== Supplied material

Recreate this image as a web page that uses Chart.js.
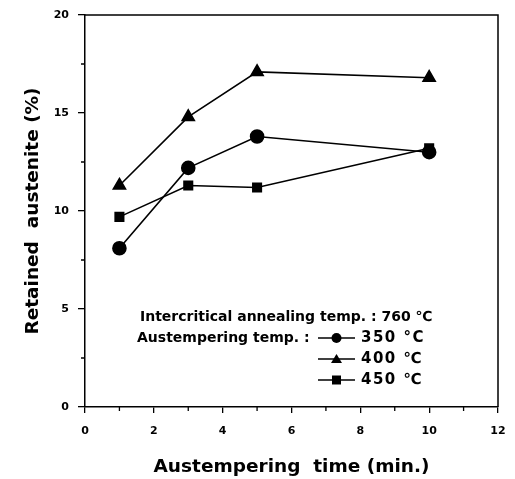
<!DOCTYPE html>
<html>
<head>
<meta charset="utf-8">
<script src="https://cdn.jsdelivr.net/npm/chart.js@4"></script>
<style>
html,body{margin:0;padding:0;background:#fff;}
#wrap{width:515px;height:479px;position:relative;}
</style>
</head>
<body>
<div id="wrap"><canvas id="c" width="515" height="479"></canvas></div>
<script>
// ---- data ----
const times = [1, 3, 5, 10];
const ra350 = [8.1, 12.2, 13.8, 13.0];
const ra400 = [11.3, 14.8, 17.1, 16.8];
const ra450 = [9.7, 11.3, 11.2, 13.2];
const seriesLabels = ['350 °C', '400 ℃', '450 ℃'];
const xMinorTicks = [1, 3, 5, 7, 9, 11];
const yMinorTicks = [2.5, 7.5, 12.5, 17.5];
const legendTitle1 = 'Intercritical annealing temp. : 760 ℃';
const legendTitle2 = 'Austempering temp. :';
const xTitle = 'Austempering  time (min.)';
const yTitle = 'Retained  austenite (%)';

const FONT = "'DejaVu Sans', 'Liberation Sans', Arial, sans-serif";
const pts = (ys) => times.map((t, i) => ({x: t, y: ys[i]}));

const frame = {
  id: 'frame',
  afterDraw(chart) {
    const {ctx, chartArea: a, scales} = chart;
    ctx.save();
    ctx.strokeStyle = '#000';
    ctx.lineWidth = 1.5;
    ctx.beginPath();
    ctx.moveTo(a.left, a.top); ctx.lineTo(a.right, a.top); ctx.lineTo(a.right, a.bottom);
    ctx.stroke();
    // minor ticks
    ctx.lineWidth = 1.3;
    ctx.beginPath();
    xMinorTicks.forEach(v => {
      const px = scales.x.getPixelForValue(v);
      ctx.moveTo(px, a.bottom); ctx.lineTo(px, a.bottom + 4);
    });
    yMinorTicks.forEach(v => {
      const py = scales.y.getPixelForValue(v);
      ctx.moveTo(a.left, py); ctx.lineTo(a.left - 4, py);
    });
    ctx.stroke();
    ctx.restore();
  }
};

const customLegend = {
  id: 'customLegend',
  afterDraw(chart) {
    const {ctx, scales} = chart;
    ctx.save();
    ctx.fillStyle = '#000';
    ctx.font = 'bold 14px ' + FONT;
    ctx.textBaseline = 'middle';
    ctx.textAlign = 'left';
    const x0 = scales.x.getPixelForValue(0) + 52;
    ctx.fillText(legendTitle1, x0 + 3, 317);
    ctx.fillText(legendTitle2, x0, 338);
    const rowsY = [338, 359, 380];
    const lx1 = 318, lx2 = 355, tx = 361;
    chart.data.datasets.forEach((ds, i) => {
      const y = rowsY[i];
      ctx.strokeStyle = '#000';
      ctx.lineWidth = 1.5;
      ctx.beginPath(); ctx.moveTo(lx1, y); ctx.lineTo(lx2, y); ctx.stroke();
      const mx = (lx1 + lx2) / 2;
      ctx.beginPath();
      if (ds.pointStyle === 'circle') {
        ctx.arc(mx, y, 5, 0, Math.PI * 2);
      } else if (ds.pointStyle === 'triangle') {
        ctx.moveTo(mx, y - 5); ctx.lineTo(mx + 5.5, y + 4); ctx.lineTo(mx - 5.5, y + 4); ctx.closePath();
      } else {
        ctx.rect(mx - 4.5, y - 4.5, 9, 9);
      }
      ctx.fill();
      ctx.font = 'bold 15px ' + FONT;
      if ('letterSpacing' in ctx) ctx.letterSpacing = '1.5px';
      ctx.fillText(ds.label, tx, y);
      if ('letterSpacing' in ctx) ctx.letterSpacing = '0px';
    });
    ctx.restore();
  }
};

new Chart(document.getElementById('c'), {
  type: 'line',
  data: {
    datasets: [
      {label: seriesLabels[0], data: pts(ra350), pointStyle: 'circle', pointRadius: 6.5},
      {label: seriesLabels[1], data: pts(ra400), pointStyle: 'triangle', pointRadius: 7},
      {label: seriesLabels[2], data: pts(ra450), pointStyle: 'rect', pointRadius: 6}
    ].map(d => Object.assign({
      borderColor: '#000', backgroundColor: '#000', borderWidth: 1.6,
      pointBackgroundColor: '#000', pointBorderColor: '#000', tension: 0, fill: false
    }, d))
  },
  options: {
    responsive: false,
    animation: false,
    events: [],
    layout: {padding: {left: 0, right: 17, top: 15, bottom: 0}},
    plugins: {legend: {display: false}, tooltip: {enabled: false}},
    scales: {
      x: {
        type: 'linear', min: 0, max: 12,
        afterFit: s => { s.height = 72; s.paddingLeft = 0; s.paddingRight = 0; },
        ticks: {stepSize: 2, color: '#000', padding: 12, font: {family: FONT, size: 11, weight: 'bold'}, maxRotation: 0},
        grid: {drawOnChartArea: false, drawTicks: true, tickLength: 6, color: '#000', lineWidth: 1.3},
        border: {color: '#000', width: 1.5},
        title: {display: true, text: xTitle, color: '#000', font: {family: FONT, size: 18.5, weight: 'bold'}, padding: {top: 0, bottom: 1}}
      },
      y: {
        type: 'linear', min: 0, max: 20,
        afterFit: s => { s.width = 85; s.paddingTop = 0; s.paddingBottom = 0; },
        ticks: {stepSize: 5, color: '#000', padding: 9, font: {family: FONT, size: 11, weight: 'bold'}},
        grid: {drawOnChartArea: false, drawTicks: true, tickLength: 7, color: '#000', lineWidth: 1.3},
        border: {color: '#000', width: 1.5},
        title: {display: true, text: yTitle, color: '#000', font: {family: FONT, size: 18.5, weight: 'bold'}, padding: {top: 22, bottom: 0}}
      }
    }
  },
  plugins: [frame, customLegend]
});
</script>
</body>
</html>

====

* _Brief_
Give the data above again in full and unchanged, skipping the pictures.

* _Written response_
Recreate this image as a web page that uses Chart.js.
<!DOCTYPE html>
<html>
<head>
<meta charset="utf-8">
<script src="https://cdn.jsdelivr.net/npm/chart.js@4"></script>
<style>
html,body{margin:0;padding:0;background:#fff;}
#wrap{width:515px;height:479px;position:relative;}
</style>
</head>
<body>
<div id="wrap"><canvas id="c" width="515" height="479"></canvas></div>
<script>
// ---- data ----
const times = [1, 3, 5, 10];
const ra350 = [8.1, 12.2, 13.8, 13.0];
const ra400 = [11.3, 14.8, 17.1, 16.8];
const ra450 = [9.7, 11.3, 11.2, 13.2];
const seriesLabels = ['350 °C', '400 ℃', '450 ℃'];
const xMinorTicks = [1, 3, 5, 7, 9, 11];
const yMinorTicks = [2.5, 7.5, 12.5, 17.5];
const legendTitle1 = 'Intercritical annealing temp. : 760 ℃';
const legendTitle2 = 'Austempering temp. :';
const xTitle = 'Austempering  time (min.)';
const yTitle = 'Retained  austenite (%)';

const FONT = "'DejaVu Sans', 'Liberation Sans', Arial, sans-serif";
const pts = (ys) => times.map((t, i) => ({x: t, y: ys[i]}));

const frame = {
  id: 'frame',
  afterDraw(chart) {
    const {ctx, chartArea: a, scales} = chart;
    ctx.save();
    ctx.strokeStyle = '#000';
    ctx.lineWidth = 1.5;
    ctx.beginPath();
    ctx.moveTo(a.left, a.top); ctx.lineTo(a.right, a.top); ctx.lineTo(a.right, a.bottom);
    ctx.stroke();
    // minor ticks
    ctx.lineWidth = 1.3;
    ctx.beginPath();
    xMinorTicks.forEach(v => {
      const px = scales.x.getPixelForValue(v);
      ctx.moveTo(px, a.bottom); ctx.lineTo(px, a.bottom + 4);
    });
    yMinorTicks.forEach(v => {
      const py = scales.y.getPixelForValue(v);
      ctx.moveTo(a.left, py); ctx.lineTo(a.left - 4, py);
    });
    ctx.stroke();
    ctx.restore();
  }
};

const customLegend = {
  id: 'customLegend',
  afterDraw(chart) {
    const {ctx, scales} = chart;
    ctx.save();
    ctx.fillStyle = '#000';
    ctx.font = 'bold 14px ' + FONT;
    ctx.textBaseline = 'middle';
    ctx.textAlign = 'left';
    const x0 = scales.x.getPixelForValue(0) + 52;
    ctx.fillText(legendTitle1, x0 + 3, 317);
    ctx.fillText(legendTitle2, x0, 338);
    const rowsY = [338, 359, 380];
    const lx1 = 318, lx2 = 355, tx = 361;
    chart.data.datasets.forEach((ds, i) => {
      const y = rowsY[i];
      ctx.strokeStyle = '#000';
      ctx.lineWidth = 1.5;
      ctx.beginPath(); ctx.moveTo(lx1, y); ctx.lineTo(lx2, y); ctx.stroke();
      const mx = (lx1 + lx2) / 2;
      ctx.beginPath();
      if (ds.pointStyle === 'circle') {
        ctx.arc(mx, y, 5, 0, Math.PI * 2);
      } else if (ds.pointStyle === 'triangle') {
        ctx.moveTo(mx, y - 5); ctx.lineTo(mx + 5.5, y + 4); ctx.lineTo(mx - 5.5, y + 4); ctx.closePath();
      } else {
        ctx.rect(mx - 4.5, y - 4.5, 9, 9);
      }
      ctx.fill();
      ctx.font = 'bold 15px ' + FONT;
      if ('letterSpacing' in ctx) ctx.letterSpacing = '1.5px';
      ctx.fillText(ds.label, tx, y);
      if ('letterSpacing' in ctx) ctx.letterSpacing = '0px';
    });
    ctx.restore();
  }
};

new Chart(document.getElementById('c'), {
  type: 'line',
  data: {
    datasets: [
      {label: seriesLabels[0], data: pts(ra350), pointStyle: 'circle', pointRadius: 6.5},
      {label: seriesLabels[1], data: pts(ra400), pointStyle: 'triangle', pointRadius: 7},
      {label: seriesLabels[2], data: pts(ra450), pointStyle: 'rect', pointRadius: 6}
    ].map(d => Object.assign({
      borderColor: '#000', backgroundColor: '#000', borderWidth: 1.6,
      pointBackgroundColor: '#000', pointBorderColor: '#000', tension: 0, fill: false
    }, d))
  },
  options: {
    responsive: false,
    animation: false,
    events: [],
    layout: {padding: {left: 0, right: 17, top: 15, bottom: 0}},
    plugins: {legend: {display: false}, tooltip: {enabled: false}},
    scales: {
      x: {
        type: 'linear', min: 0, max: 12,
        afterFit: s => { s.height = 72; s.paddingLeft = 0; s.paddingRight = 0; },
        ticks: {stepSize: 2, color: '#000', padding: 12, font: {family: FONT, size: 11, weight: 'bold'}, maxRotation: 0},
        grid: {drawOnChartArea: false, drawTicks: true, tickLength: 6, color: '#000', lineWidth: 1.3},
        border: {color: '#000', width: 1.5},
        title: {display: true, text: xTitle, color: '#000', font: {family: FONT, size: 18.5, weight: 'bold'}, padding: {top: 0, bottom: 1}}
      },
      y: {
        type: 'linear', min: 0, max: 20,
        afterFit: s => { s.width = 85; s.paddingTop = 0; s.paddingBottom = 0; },
        ticks: {stepSize: 5, color: '#000', padding: 9, font: {family: FONT, size: 11, weight: 'bold'}},
        grid: {drawOnChartArea: false, drawTicks: true, tickLength: 7, color: '#000', lineWidth: 1.3},
        border: {color: '#000', width: 1.5},
        title: {display: true, text: yTitle, color: '#000', font: {family: FONT, size: 18.5, weight: 'bold'}, padding: {top: 22, bottom: 0}}
      }
    }
  },
  plugins: [frame, customLegend]
});
</script>
</body>
</html>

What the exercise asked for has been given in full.